As you will see, Baldridge was not a stylist in the manner of Bartlett or even Keith and there is often no sense of traditional practice in the keyblock or of an oriental manner. I assume Wantanabe chose the subjects and Baldridge worked on the designs for the block-cutter. Six was the number of prints he had used when Bartlett worked in Tokyo and all the prints Baldridge made are here, including Evening Peking (top) and Peking - Pailou (second down). As late as autumn 1954, Baldridge had a show of prints at the California State Library at Sacramento when he still had prints for sale. This barely seems credible today but the majority were drypoints and going by the list (above) the six colour woodcuts of Peking were all he ever made. So far as I am aware no one has put this definitive Sacramento catalogue and all the images together in one place before.











But where did the idea come from? The subjects are similar to the ones chosen by the British artist, Katharine Jowett, who began  making colour linocuts of the old city some time during the twenties. Coal Hill (second and third above) was not only common to both artists, the view is identical, with Baldridge's print only deeper in order to conform with the oban sheet. This is very curious and suggests one print was copied from the other. But there is more. Some of my reader are also fortunate enough to own a proof of Isabel de B. Lockyer's superior linocut Chateau de Blonay from 1924 (first above) and will note the similarity between Baldridge's Coal Hill and de B. Lockyer's image. Whether Jowett was making linocuts by 1925 no one knows. All we do know is she had enough of them to exhibit in 1930. The choice of the ancient city as a subject may seem an obvious one, but Keith never bothered with this topographical approach. Nor did anyone else, including Bertha Lum, who spent long periods working in the city.  The Hanga Gallery (where a lot of these images come from) in Durham, North Carolina (and, no, they don't have any for sale) give only five titles, but this must be wrong. The other two are Peking Winter (below) and Peking South Gate (bottom).

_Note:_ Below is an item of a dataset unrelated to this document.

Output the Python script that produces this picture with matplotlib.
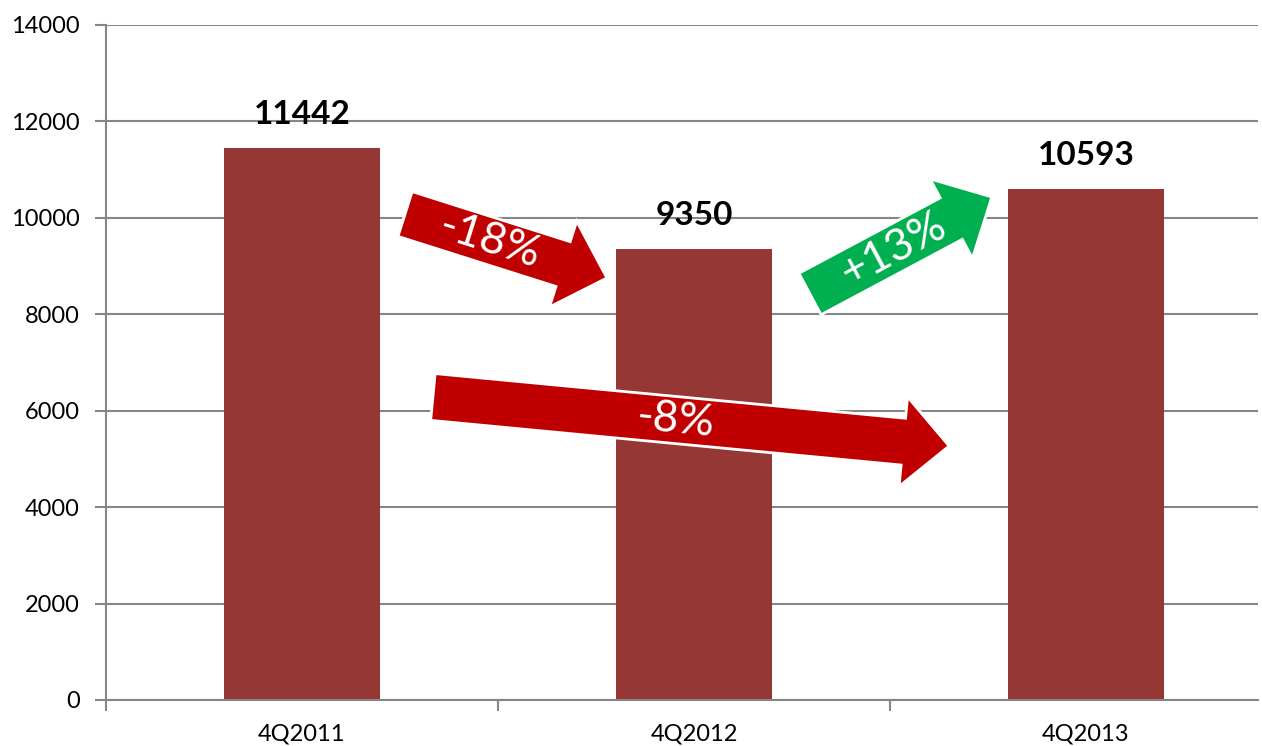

All were produced in the old oban size and vary in their effectiveness. I suspect some at least were based on photographs. They have that kind of literalness but even if they are not, the literalness remains and, so far as I am concerned, it is a fault. Peking Winter is the best of the lot for my money, but as I have never seem any of them in front of me, it is wise not to be too judgemental. I am sure all were made to the highest standards and the aim of Wantanabe was usually for the artist to provide a broad theme and for his craftsmen to vary the approach between intensive use of keyblock and hardly any. A number I think are flat but will certainly look better once you see them. But that is Baldridge anyway, an illustrator making use of the loquacious, muscular style popular in the U.S. between the wars and it tends to jar. They certainly capture the atmosphere of an oriental city despite that. Take away the style of the architecture and the scenes he depicts could be anywhere in the great cities of northern Morocco and the choice of twilight and different times of year is astute, subtle and telling. You just have to decide whether or not you like them. One thing I will say is, though, you wont be finding any of them at Camden Market or on the Portobello Road.